Wingstop shares jump after topping Q3 estimates on ‘underlying momentum’

© Reuters. Wingstop (WING) shares jump after topping Q3 estimates on ‘underlying momentum’

Wingstop (NASDAQ:) shares popped more than 4% ahead of the open on Wednesday after earnings for its third quarter topped consensus expectations.

The fast food company beat earnings and revenue estimates by a solid margin, with its Q3 EPS of $0.69 being $0.17 better than the analysts’ estimate of $0.52. Revenue for the quarter came in at $117.1 million, up 26.4% YoY and well above the consensus estimate of $109.27 million.

Net earnings rose by 53.3% compared to the previous year, while system-wide sales rose 26.5% to $885.0 million. Domestic same-store sales grew by 15.3%, while the company’s digital sales jumped 66.9%.

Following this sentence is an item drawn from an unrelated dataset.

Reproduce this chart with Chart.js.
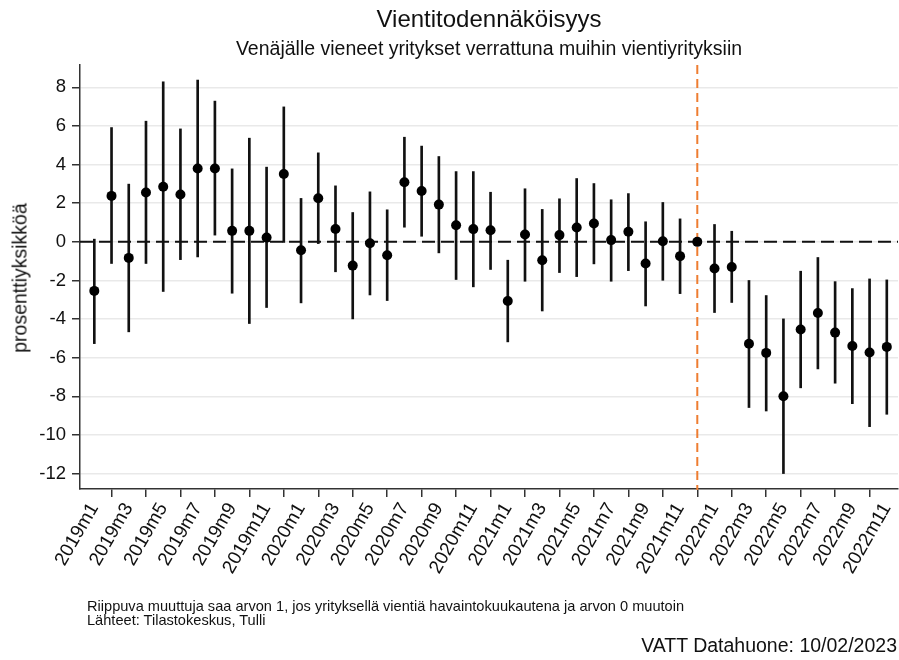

“Our third quarter results showcase the multi-year strategies we are executing against, delivering 15.3% domestic same-store sales growth in the quarter, primarily driven by transaction growth,” said Michael Skipworth, WING’s President and CEO. “We are measuring record levels in brand health metrics, demonstrating the underlying momentum at Wingstop, and putting us on a path to deliver our 20th consecutive year of domestic same-store sales growth,” said

Looking forward, WING now sees full-year 2023, approximately 16% in domestic same-store sales growth, above the previous guidance range of 10% to 12%. The company still expects to open 240 to 250 global net new units during the full year.

WING approved a quarterly dividend of $0.22 per share, resulting in a total dividend of approximately $6.5 million.